It is not “lazy”—it is connected speech
English speakers often:
- Link a consonant to the next vowel (an apple → a-napple)
- Reduce function words (to, for, can)
- Drop small sounds in fast styles (probably → probly)
Songs exaggerate vowel length and rhyme, so your ear may miss the same reductions you would hear in conversation.
Three patterns to listen for
1. Final consonant + vowel linking
When a word ends in a consonant and the next starts with a vowel, the boundary softens. Practice by splitting the line where the singer breathes, not where spaces appear on paper.
2. Stress hides unstressed syllables
Content words (nouns, verbs, adjectives) carry stress. Small grammar words shrink. If you shadow only the loud syllables first, you rebuild the line more naturally.
3. Melody replaces some consonants
Holding a note can replace crisp endings. Try speaking the line on a flat pitch once—see Sing-Along vs Line-by-Line Practice.
Practice sequence that works
- Hear the line 2–3 times.
- Chant it slowly on one note (speech-like).

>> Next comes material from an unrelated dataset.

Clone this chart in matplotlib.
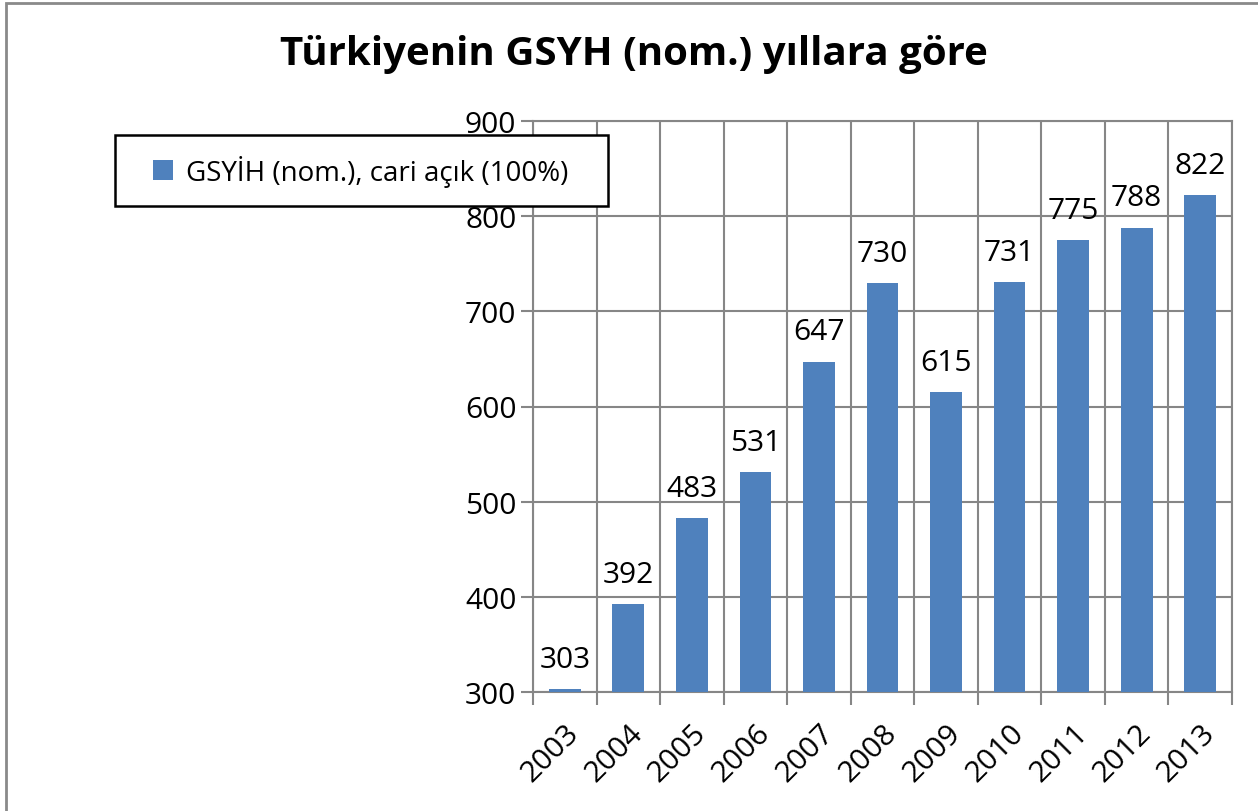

- Shadow with the track for rhythm.
- Say one chunk alone and check word endings.
For chunk sizes, see Chunking Lyrics Into Speakable Phrases.
FAQ
Should I learn every linked sound in IPA?
No. Learn patterns through repetition; add IPA only if you enjoy it.
Are songs “correct” English?
They are real English in context, but grammar may bend for rhyme. Pair songs with plain speech models too—podcasts help.